Requirements:
Restate each line of the listing exactly, without carrying over any pictures.

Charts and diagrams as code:
■ ■ ■ ■ ■

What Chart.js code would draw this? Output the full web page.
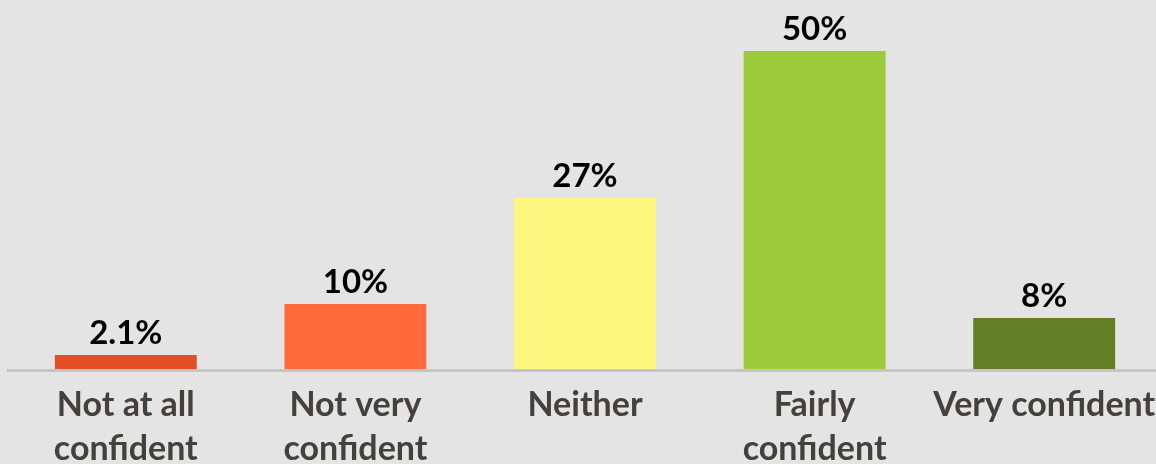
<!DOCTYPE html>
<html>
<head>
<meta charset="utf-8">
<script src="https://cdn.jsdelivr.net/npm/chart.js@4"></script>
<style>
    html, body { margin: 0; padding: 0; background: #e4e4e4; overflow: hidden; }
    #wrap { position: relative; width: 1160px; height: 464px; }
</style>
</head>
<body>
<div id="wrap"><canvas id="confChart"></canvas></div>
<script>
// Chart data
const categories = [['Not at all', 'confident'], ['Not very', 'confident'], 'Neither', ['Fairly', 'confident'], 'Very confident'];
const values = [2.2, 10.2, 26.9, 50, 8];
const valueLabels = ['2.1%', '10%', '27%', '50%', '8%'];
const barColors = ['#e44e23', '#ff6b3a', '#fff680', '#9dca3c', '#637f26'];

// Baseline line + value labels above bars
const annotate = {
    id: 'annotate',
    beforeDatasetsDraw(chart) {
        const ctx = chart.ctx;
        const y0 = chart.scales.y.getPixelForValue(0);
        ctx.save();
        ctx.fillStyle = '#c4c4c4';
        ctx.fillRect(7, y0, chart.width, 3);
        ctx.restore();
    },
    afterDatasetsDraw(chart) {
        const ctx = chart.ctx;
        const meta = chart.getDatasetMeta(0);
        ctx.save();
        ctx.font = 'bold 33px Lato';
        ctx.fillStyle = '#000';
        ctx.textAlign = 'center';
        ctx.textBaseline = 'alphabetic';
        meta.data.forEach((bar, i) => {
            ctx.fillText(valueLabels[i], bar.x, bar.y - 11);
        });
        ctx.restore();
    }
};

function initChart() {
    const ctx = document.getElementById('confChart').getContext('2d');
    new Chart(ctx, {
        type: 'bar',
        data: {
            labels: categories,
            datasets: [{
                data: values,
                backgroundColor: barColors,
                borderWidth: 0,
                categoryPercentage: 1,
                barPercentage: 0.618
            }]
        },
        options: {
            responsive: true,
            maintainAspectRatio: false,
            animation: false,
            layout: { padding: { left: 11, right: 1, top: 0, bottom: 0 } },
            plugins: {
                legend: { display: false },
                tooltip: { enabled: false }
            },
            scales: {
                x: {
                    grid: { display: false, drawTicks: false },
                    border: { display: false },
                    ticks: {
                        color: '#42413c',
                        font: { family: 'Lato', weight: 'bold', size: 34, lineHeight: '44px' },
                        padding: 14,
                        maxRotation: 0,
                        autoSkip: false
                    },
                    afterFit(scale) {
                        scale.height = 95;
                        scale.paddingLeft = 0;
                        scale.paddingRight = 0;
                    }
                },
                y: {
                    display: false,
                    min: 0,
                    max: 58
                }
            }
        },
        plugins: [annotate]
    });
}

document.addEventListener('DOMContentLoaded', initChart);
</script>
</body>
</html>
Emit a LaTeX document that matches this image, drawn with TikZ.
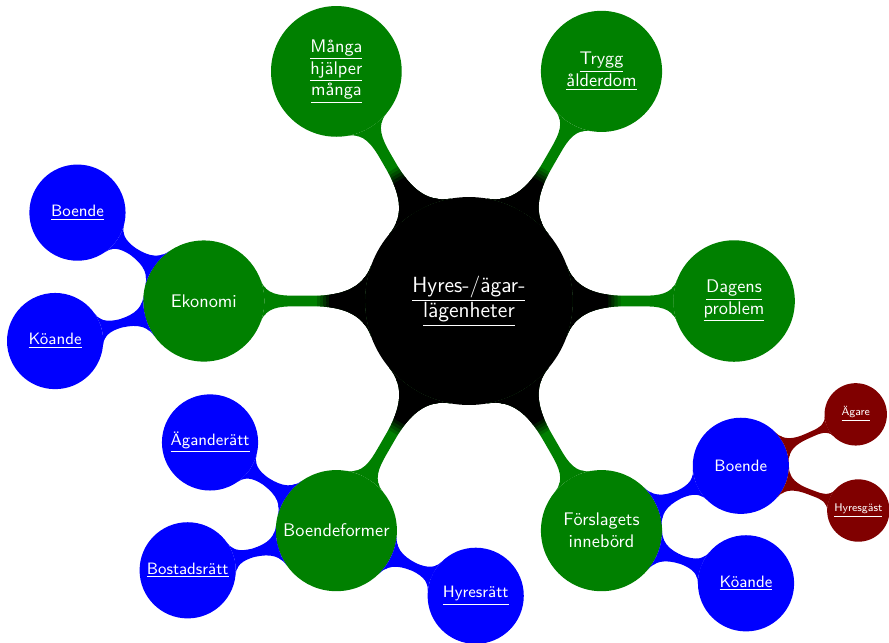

■ ■ ■ ■ ■

Solved problem:
What Chart.js code would draw this? Output the full web page.
<!DOCTYPE html>
<html>
<head>
<meta charset="utf-8">
<script src="https://cdn.jsdelivr.net/npm/chart.js@4"></script>
<style>
    html, body { margin: 0; padding: 0; background: #e4e4e4; overflow: hidden; }
    #wrap { position: relative; width: 1160px; height: 464px; }
</style>
</head>
<body>
<div id="wrap"><canvas id="confChart"></canvas></div>
<script>
// Chart data
const categories = [['Not at all', 'confident'], ['Not very', 'confident'], 'Neither', ['Fairly', 'confident'], 'Very confident'];
const values = [2.2, 10.2, 26.9, 50, 8];
const valueLabels = ['2.1%', '10%', '27%', '50%', '8%'];
const barColors = ['#e44e23', '#ff6b3a', '#fff680', '#9dca3c', '#637f26'];

// Baseline line + value labels above bars
const annotate = {
    id: 'annotate',
    beforeDatasetsDraw(chart) {
        const ctx = chart.ctx;
        const y0 = chart.scales.y.getPixelForValue(0);
        ctx.save();
        ctx.fillStyle = '#c4c4c4';
        ctx.fillRect(7, y0, chart.width, 3);
        ctx.restore();
    },
    afterDatasetsDraw(chart) {
        const ctx = chart.ctx;
        const meta = chart.getDatasetMeta(0);
        ctx.save();
        ctx.font = 'bold 33px Lato';
        ctx.fillStyle = '#000';
        ctx.textAlign = 'center';
        ctx.textBaseline = 'alphabetic';
        meta.data.forEach((bar, i) => {
            ctx.fillText(valueLabels[i], bar.x, bar.y - 11);
        });
        ctx.restore();
    }
};

function initChart() {
    const ctx = document.getElementById('confChart').getContext('2d');
    new Chart(ctx, {
        type: 'bar',
        data: {
            labels: categories,
            datasets: [{
                data: values,
                backgroundColor: barColors,
                borderWidth: 0,
                categoryPercentage: 1,
                barPercentage: 0.618
            }]
        },
        options: {
            responsive: true,
            maintainAspectRatio: false,
            animation: false,
            layout: { padding: { left: 11, right: 1, top: 0, bottom: 0 } },
            plugins: {
                legend: { display: false },
                tooltip: { enabled: false }
            },
            scales: {
                x: {
                    grid: { display: false, drawTicks: false },
                    border: { display: false },
                    ticks: {
                        color: '#42413c',
                        font: { family: 'Lato', weight: 'bold', size: 34, lineHeight: '44px' },
                        padding: 14,
                        maxRotation: 0,
                        autoSkip: false
                    },
                    afterFit(scale) {
                        scale.height = 95;
                        scale.paddingLeft = 0;
                        scale.paddingRight = 0;
                    }
                },
                y: {
                    display: false,
                    min: 0,
                    max: 58
                }
            }
        },
        plugins: [annotate]
    });
}

document.addEventListener('DOMContentLoaded', initChart);
</script>
</body>
</html>
Emit a LaTeX document that matches this image, drawn with TikZ.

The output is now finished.